一幸90。犬の友。

A walk with man’s best friend。

いつもは、退屈が忍び寄り始めると車に飛び乗り、旅に出かける。だが、ここはアメリカ。そう簡単にはいかない事情がある。

先ず、車でつまずく。
息子に断わって彼の車を借りるという一手間が必要となる。

さらには、アメリカで、車を運転するとなると、私の年齢と地理の不案内を心配する息子たち夫婦に我が女房殿も加わり、6個の眼がNOの信号を点滅し始める。

仮に、この難問を解決しても、さらに幾つかの難問が持ち構えている。

日本とは逆の右通行。それに加えて、道不案内なことから、カーナビ頼りとなるが、このカーナビは、あちら訛りの英語を喋る。

そんなこんなことで、このアメリカでは、車を走らせ、日常に忍び込んでくる退屈から逃げ出す手立てがないのが、現状である。

そこで今は、そんな時は、一先ずと家を抜け出す。

アメリカには二人の友がいる。
サンフランシスコには牝犬の柴犬クロエ。デンバーはシェパードとラブラドールの牝の雑犬ペニー。

幸いなことに、その友、言葉という面倒な障害がない。英語でのコミュニケーションを必要としない。

それに、この友、カーナビの必要もないほどに、近隣の道に精通しており、なんの障害もなく、私を案内出来る。

彼らは地元に馴染み、しっかりした近所付き合いを作り上げている。近所さんの仲間の犬もお供の人さまもが、近寄ってきては話しかけて来るほどの人気者なのである。

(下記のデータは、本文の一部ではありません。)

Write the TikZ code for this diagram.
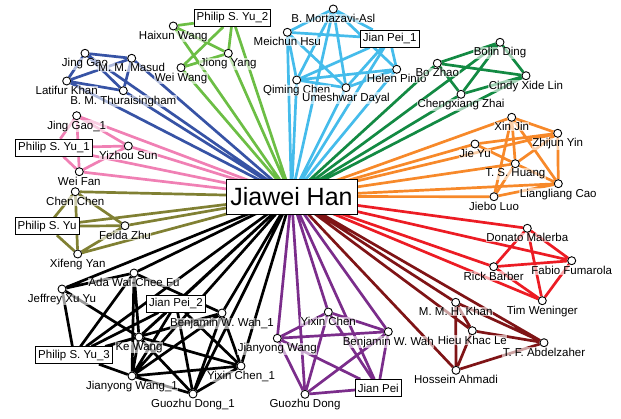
\documentclass[tikz,border=0pt]{standalone}
\usepackage{fontspec}
\setmainfont{Liberation Sans}
\usetikzlibrary{backgrounds}
\definecolor{cgreen}{RGB}{108,190,69}
\definecolor{cblue}{RGB}{55,83,165}
\definecolor{cpink}{RGB}{240,128,180}
\definecolor{colive}{RGB}{128,128,51}
\definecolor{csky}{RGB}{69,188,235}
\definecolor{cdgreen}{RGB}{19,138,67}
\definecolor{corange}{RGB}{247,137,42}
\definecolor{cred}{RGB}{236,28,36}
\definecolor{cmaroon}{RGB}{127,20,22}
\definecolor{cpurple}{RGB}{123,45,139}
\begin{document}
\begin{tikzpicture}[x=1pt,y=-1pt]
\tikzstyle{author} = [circle, draw=black, fill=white, line width=0.9pt, minimum size=8pt, inner sep=0pt, label distance=0.3pt]
\tikzstyle{every label} = [font=\fontsize{11.5}{13}\selectfont, fill=white, fill opacity=0.6, text opacity=1, inner sep=0.5pt]
\tikzstyle{alias} = [rectangle, draw=black, fill=white, line width=0.8pt, font=\fontsize{11.5}{13}\selectfont, minimum height=17pt, inner xsep=2.5pt, inner ysep=0pt]
\tikzstyle{hub} = [rectangle, draw=black, fill=white, line width=0.9pt, font=\fontsize{25}{28}\selectfont, minimum width=131pt, minimum height=35pt, inner sep=0pt]
\tikzstyle{coauthor} = [line width=2.7pt]
\useasboundingbox (0,0) rectangle (621,418);
\node[hub] (han) at (291.5,196.5) {Jiawei Han};
\node[alias] (pyu2) at (232.5,18) {Philip S. Yu\_2};
\node[author, label={below:Haixun Wang}] (hxwang) at (173.3,26) {};
\node[author, label={below:Jiong Yang}] (jyang) at (228.3,53.3) {};
\node[author, label={below:Wei Wang}] (wwang) at (181,67.7) {};
\node[author, label={below:Jing Gao}] (jgao) at (85,53.3) {};
\node[author, label={below:M. M. Masud}] (masud) at (131.7,58.3) {};
\node[author, label={below:Latifur Khan}] (lkhan) at (66.7,81) {};
\node[author, label={below:B. M. Thuraisingham}] (thura) at (123.3,90.7) {};
\node[author, label={below:Jing Gao\_1}] (jgao1) at (76.7,115.7) {};
\node[alias] (pyu1) at (54,147.7) {Philip S. Yu\_1};
\node[author, label={below:Yizhou Sun}] (ysun) at (128.3,146) {};
\node[author, label={below:Wei Fan}] (wfan) at (79.3,171.7) {};
\node[author, label={below:Chen Chen}] (cchen) at (75.3,191.7) {};
\node[alias] (pyu) at (47,226.3) {Philip S. Yu};
\node[author, label={below:Feida Zhu}] (fzhu) at (125,225.7) {};
\node[author, label={below:Xifeng Yan}] (xyan) at (77.7,254) {};
\node[author, label={below:B. Mortazavi-Asl}] (mort) at (333.3,9) {};
\node[author, label={below:Meichun Hsu}] (mhsu) at (287.3,32.3) {};
\node[alias] (jpei1) at (389.7,38.7) {Jian Pei\_1};
\node[author, label={below:Helen Pinto}] (hpinto) at (396.7,69.3) {};
\node[author, label={below:Qiming Chen}] (qchen) at (296.7,80) {};
\node[author, label={below:Umeshwar Dayal}] (udayal) at (346,87.7) {};
\node[author, label={below:Bo Zhao}] (bzhao) at (437.3,63.3) {};
\node[author, label={below:Bolin Ding}] (bding) at (500,42.3) {};
\node[author, label={below:Cindy Xide Lin}] (cxlin) at (526,75.7) {};
\node[author, label={below:Chengxiang Zhai}] (czhai) at (461,94.3) {};
\node[author, label={below:Xin Jin}] (xjin) at (511.7,117.3) {};
\node[author, label={below:Zhijun Yin}] (zyin) at (557.7,133.3) {};
\node[author, label={below:Jie Yu}] (jyu) at (475,144) {};
\node[author, label={below:T. S. Huang}] (tshuang) at (515.3,163.7) {};
\node[author, label={below:Liangliang Cao}] (lcao) at (558.3,183.7) {};
\node[author, label={below:Jiebo Luo}] (jluo) at (494,196.7) {};
\node[author, label={below:Donato Malerba}] (dmal) at (527.3,228.3) {};
\node[author, label={below:Fabio Fumarola}] (ffum) at (571.7,260.7) {};
\node[author, label={below:Rick Barber}] (rbar) at (493.7,266.7) {};
\node[author, label={below:Tim Weninger}] (twen) at (542.3,300.7) {};
\node[author, label={below:M. M. H. Khan}] (mkhan) at (455.7,302.3) {};
\node[author, label={below:Hieu Khac Le}] (hle) at (472.3,330.7) {};
\node[author, label={below:T. F. Abdelzaher}] (tfa) at (544,342.7) {};
\node[author, label={below:Hossein Ahmadi}] (hahm) at (456,370.3) {};
\node[author, label={below:Yixin Chen}] (ychen) at (328.3,312) {};
\node[author, label={below:Jianyong Wang}] (jwang) at (277.3,338.3) {};
\node[author, label={below:Benjamin W. Wah}] (bwah) at (388.3,331.7) {};
\node[author, label={below:Guozhu Dong}] (gdong) at (305,394.3) {};
\node[alias] (jpei) at (378.3,388) {Jian Pei};
\node[author, label={below:Ada Wai-Chee Fu}] (ada) at (134,273) {};
\node[author, label={below:Jeffrey Xu Yu}] (jxyu) at (62,289) {};
\node[alias] (jpei2) at (176,303.7) {Jian Pei\_2};
\node[author, label={below:Benjamin W. Wah\_1}] (bwah1) at (222,313) {};
\node[author, label={below:Ke Wang}] (kwang) at (139,337) {};
\node[alias] (pyu3) at (74,355.3) {Philip S. Yu\_3};
\node[author, label={below:Jianyong Wang\_1}] (jwang1) at (132,376) {};
\node[author, label={below:Yixin Chen\_1}] (ychen1) at (241,366) {};
\node[author, label={below:Guozhu Dong\_1}] (gdong1) at (193,394) {};
\begin{pgfonlayer}{background}
\draw[coauthor, cgreen] (han.center) -- (pyu2) (han.center) -- (hxwang) (han.center) -- (jyang) (han.center) -- (wwang)
  (pyu2) -- (hxwang) (pyu2) -- (jyang) (pyu2) -- (wwang) (hxwang) -- (jyang) (wwang) -- (jyang);
\draw[coauthor, cblue] (han.center) -- (jgao) (han.center) -- (masud) (han.center) -- (lkhan) (han.center) -- (thura)
  (jgao) -- (masud) (jgao) -- (lkhan) (jgao) -- (thura) (masud) -- (lkhan) (masud) -- (thura) (lkhan) -- (thura);
\draw[coauthor, cpink] (han.center) -- (jgao1) (han.center) -- (pyu1) (han.center) -- (ysun) (han.center) -- (wfan)
  (jgao1) -- (pyu1) (jgao1) -- (ysun) (jgao1) -- (wfan) (pyu1) -- (ysun) (pyu1) -- (wfan) (ysun) -- (wfan);
\draw[coauthor, colive] (han.center) -- (cchen) (han.center) -- (pyu) (han.center) -- (fzhu) (han.center) -- (xyan)
  (cchen) -- (pyu) (cchen) -- (fzhu) (cchen) -- (xyan) (pyu) -- (fzhu) (pyu) -- (xyan) (fzhu) -- (xyan);
\draw[coauthor, csky] (han.center) -- (mort) (han.center) -- (mhsu) (han.center) -- (jpei1) (han.center) -- (hpinto) (han.center) -- (qchen) (han.center) -- (udayal)
  (mort) -- (mhsu) (mort) -- (jpei1) (mort) -- (qchen) (mort) -- (udayal) (mort) -- (hpinto)
  (mhsu) -- (jpei1) (mhsu) -- (qchen) (mhsu) -- (udayal) (jpei1) -- (hpinto) (jpei1) -- (qchen) (jpei1) -- (udayal)
  (qchen) -- (hpinto) (qchen) -- (udayal) (udayal) -- (hpinto);
\draw[coauthor, cdgreen] (han.center) -- (bzhao) (han.center) -- (bding) (han.center) -- (cxlin) (han.center) -- (czhai)
  (bzhao) -- (bding) (bzhao) -- (cxlin) (bzhao) -- (czhai) (bding) -- (cxlin) (bding) -- (czhai) (cxlin) -- (czhai);
\draw[coauthor, corange] (han.center) -- (xjin) (han.center) -- (zyin) (han.center) -- (jyu) (han.center) -- (tshuang) (han.center) -- (lcao) (han.center) -- (jluo)
  (xjin) -- (zyin) (xjin) -- (tshuang) (xjin) -- (lcao) (xjin) -- (jluo) (jyu) -- (zyin) (jyu) -- (tshuang)
  (zyin) -- (tshuang) (zyin) -- (lcao) (tshuang) -- (lcao) (jluo) -- (lcao) (jluo) -- (tshuang);
\draw[coauthor, cred] (han.center) -- (dmal) (han.center) -- (ffum) (han.center) -- (rbar) (han.center) -- (twen)
  (dmal) -- (ffum) (dmal) -- (rbar) (dmal) -- (twen) (ffum) -- (rbar) (ffum) -- (twen) (rbar) -- (twen);
\draw[coauthor, cmaroon] (han.center) -- (mkhan) (han.center) -- (hle) (han.center) -- (tfa) (han.center) -- (hahm)
  (mkhan) -- (hle) (mkhan) -- (tfa) (mkhan) -- (hahm) (hle) -- (tfa) (hle) -- (hahm) (tfa) -- (hahm);
\draw[coauthor, cpurple] (han.center) -- (ychen) (han.center) -- (jwang) (han.center) -- (bwah) (han.center) -- (gdong) (han.center) -- (jpei)
  (ychen) -- (jwang) (ychen) -- (bwah) (ychen) -- (gdong) (ychen) -- (jpei) (jwang) -- (bwah)
  (jwang) -- (gdong) (jwang) -- (jpei) (bwah) -- (gdong) (bwah) -- (jpei) (gdong) -- (jpei);
\draw[coauthor, black] (han.center) -- (ada) (han.center) -- (jxyu) (han.center) -- (jpei2) (han.center) -- (bwah1) (han.center) -- (kwang)
  (han.center) -- (pyu3) (han.center) -- (jwang1) (han.center) -- (ychen1) (han.center) -- (gdong1)
  (jxyu) -- (ada) (jxyu) -- (pyu3) (jxyu) -- (kwang) (ada) -- (kwang) (ada) -- (pyu3) (ada) -- (jwang1) (ada) -- (bwah1)
  (jpei2) -- (pyu3) (jpei2) -- (jwang1) (jpei2) -- (gdong1) (jpei2) -- (ychen1) (jpei2) -- (kwang)
  (bwah1) -- (pyu3) (bwah1) -- (jwang1) (bwah1) -- (gdong1) (bwah1) -- (ychen1)
  (kwang) -- (pyu3) (kwang) -- (jwang1) (kwang) -- (gdong1) (kwang) -- (ychen1)
  (pyu3) -- (jwang1) (jwang1) -- (ychen1) (jwang1) -- (gdong1) (gdong1) -- (ychen1);
\end{pgfonlayer}
\end{tikzpicture}
\end{document}
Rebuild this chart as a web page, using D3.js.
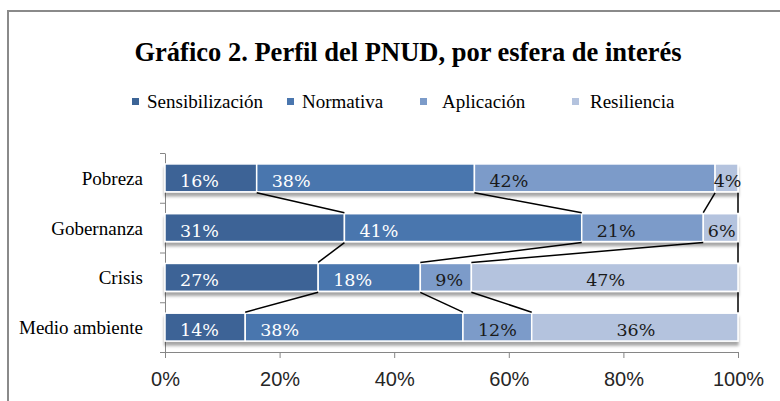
<!DOCTYPE html>
<html>
<head>
<meta charset="utf-8">
<script src="https://cdn.jsdelivr.net/npm/d3@7"></script>
<style>
  body { margin: 0; background: #fff; }
  svg { display: block; }
</style>
</head>
<body>
<div id="chart"></div>
<script>
const categories = ["Pobreza", "Gobernanza", "Crisis", "Medio ambiente"];
const seriesNames = ["Sensibilización", "Normativa", "Aplicación", "Resiliencia"];
const sensibilizacion = [16, 31, 27, 14];
const normativa = [38, 41, 18, 38];
const aplicacion = [42, 21, 9, 12];
const resiliencia = [4, 6, 47, 36];
const xTicks = [0, 0.2, 0.4, 0.6, 0.8, 1];

const colors = ["#3c6496", "#4a76ae", "#7c9bc9", "#b4c3de"];

const w = 780, h = 401;
const svg = d3.select("#chart").append("svg").attr("width", w).attr("height", h);

const defs = svg.append("defs");
defs.append("filter").attr("id", "shadow")
  .attr("x", "-5%").attr("y", "-20%").attr("width", "110%").attr("height", "160%")
  .append("feDropShadow")
  .attr("dx", 0).attr("dy", 4).attr("stdDeviation", 1.8)
  .attr("flood-color", "#000").attr("flood-opacity", 0.35);

// outer frame (cut off at right and bottom)
svg.append("path")
  .attr("d", "M8,420 L8,11 L790,11")
  .attr("fill", "none")
  .attr("stroke", "#8a8a8a")
  .attr("stroke-width", 2);

svg.append("text")
  .text("Gráfico 2. Perfil del PNUD, por esfera de interés")
  .attr("x", 408).attr("y", 61)
  .attr("text-anchor", "middle")
  .attr("font-family", "Liberation Serif, Times New Roman, serif")
  .attr("font-weight", "bold")
  .attr("font-size", 26.5)
  .attr("fill", "#000");

// legend
const legendX = [132, 287, 420, 572];
const legend = svg.append("g");
seriesNames.forEach((s, i) => {
  legend.append("rect")
    .attr("x", legendX[i]).attr("y", 98)
    .attr("width", 7).attr("height", 7)
    .attr("fill", colors[i]);
  legend.append("text")
    .text(s)
    .attr("x", legendX[i] + (i === 2 ? 22 : i === 3 ? 18 : 15)).attr("y", 108)
    .attr("font-family", "Liberation Serif, Times New Roman, serif")
    .attr("font-size", 19)
    .attr("fill", "#000");
});

const rows = categories.map((c, i) => ({
  cat: c,
  "Sensibilización": sensibilizacion[i],
  "Normativa": normativa[i],
  "Aplicación": aplicacion[i],
  "Resiliencia": resiliencia[i]
}));

const stack = d3.stack().keys(seriesNames).offset(d3.stackOffsetExpand);
const stacked = stack(rows);

const x = d3.scaleLinear().domain([0, 1]).range([165, 738]);
const y = d3.scaleBand().domain(categories).range([153, 352]).paddingInner(0.44).paddingOuter(0.22);
const yEdge = d3.scaleLinear().domain([0, categories.length]).range([153, 352]);
const bw = y.bandwidth();

// axes
const xAxis = svg.append("g")
  .attr("transform", "translate(0,352)")
  .call(d3.axisBottom(x).tickValues(xTicks).tickFormat(d3.format(".0%")).tickSize(6).tickPadding(14).tickSizeOuter(0));
xAxis.select(".domain").attr("stroke", "#868686");
xAxis.selectAll(".tick line").attr("stroke", "#868686");
xAxis.selectAll(".tick text")
  .attr("font-family", "Liberation Sans, Arial, sans-serif")
  .attr("font-size", 20)
  .attr("fill", "#262626");

const yAxis = svg.append("g")
  .attr("transform", "translate(165,0)")
  .call(d3.axisLeft(yEdge).tickValues(d3.range(categories.length + 1)).tickFormat("").tickSize(5).tickSizeOuter(0));
yAxis.select(".domain").attr("stroke", "#868686");
yAxis.selectAll(".tick line").attr("stroke", "#868686");

svg.append("g").selectAll("text")
  .data(categories)
  .join("text")
  .text(d => d)
  .attr("x", 143)
  .attr("y", d => y(d) + bw / 2 + 7)
  .attr("text-anchor", "end")
  .attr("font-family", "Liberation Serif, Times New Roman, serif")
  .attr("font-size", 19)
  .attr("fill", "#000");

// bars
const barsG = svg.append("g").attr("filter", "url(#shadow)");
stacked.forEach((s, j) => {
  barsG.append("g").selectAll("rect")
    .data(s)
    .join("rect")
    .attr("x", d => x(d[0]))
    .attr("y", d => y(d.data.cat))
    .attr("width", d => x(d[1]) - x(d[0]))
    .attr("height", bw)
    .attr("fill", colors[j])
    .attr("stroke", "#fff")
    .attr("stroke-width", 1.5);
});

// series lines between bars
const lines = svg.append("g");
stacked.forEach((s, j) => {
  for (let i = 0; i < categories.length - 1; i++) {
    lines.append("line")
      .attr("x1", x(s[i][1])).attr("y1", y(categories[i]) + bw + 1)
      .attr("x2", x(s[i + 1][1])).attr("y2", y(categories[i + 1]) - 1)
      .attr("stroke", "#000")
      .attr("stroke-width", 1.5);
  }
});

// labels
const labelsG = svg.append("g");
stacked.forEach((s, j) => {
  labelsG.append("g").selectAll("text")
    .data(s)
    .join("text")
    .text(d => d.data[seriesNames[j]] + "%")
    .attr("x", d => j === 3 ? (x(d[0]) + x(d[1])) / 2 + 1 : x(d[0]) + 15)
    .attr("y", d => y(d.data.cat) + bw / 2 + 9)
    .attr("text-anchor", j === 3 ? "middle" : "start")
    .attr("font-family", "DejaVu Serif, serif")
    .attr("font-size", 17.5)
    .attr("fill", j < 2 ? "#fff" : "#1a1a1a");
});
</script>
</body>
</html>
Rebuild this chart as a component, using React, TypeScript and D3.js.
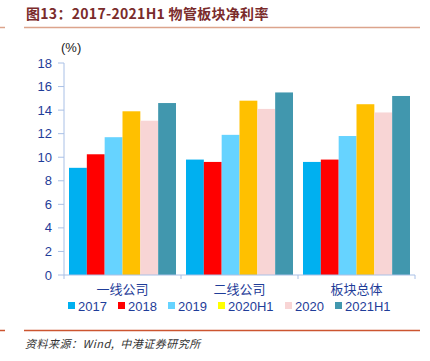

お陰で、私も、近所さんとは顔見知りになり、近所の事情がすんなりと頭に入り始めている。

だが、問題もある。

いつも同じ道筋を辿る。彼らの好きな道へと誘導しがちな、ことである。

そこで今は、そろそろとではあるが、犬どもから、主導権を奪取すべく秘策をねり、その機会を狙っている。

いつものように今朝も、孫たちと一緒になり、あのデカイ体のペニーがベッドに飛び乗ってきた。散歩の催促である。

犬も孫たちも、そう言うところには遠慮という曇りがない。

さっぱりとした明るい嬉しさを体いっぱいにし、それにアメリカの海も空も風も一緒に、ベッドに飛び乗って来る。

暇など入る余地などない、微かに幸せの香りがする穏やかなアメリカでの日常の始まりである。

こうした今も、まだまだ、主導権は、犬さまの手にある。

やはり、ここは敵地。主導権争いは、こちらにチャンスはないと、さっさと観念したほうが賢明だと、すでに諦め始めているのである。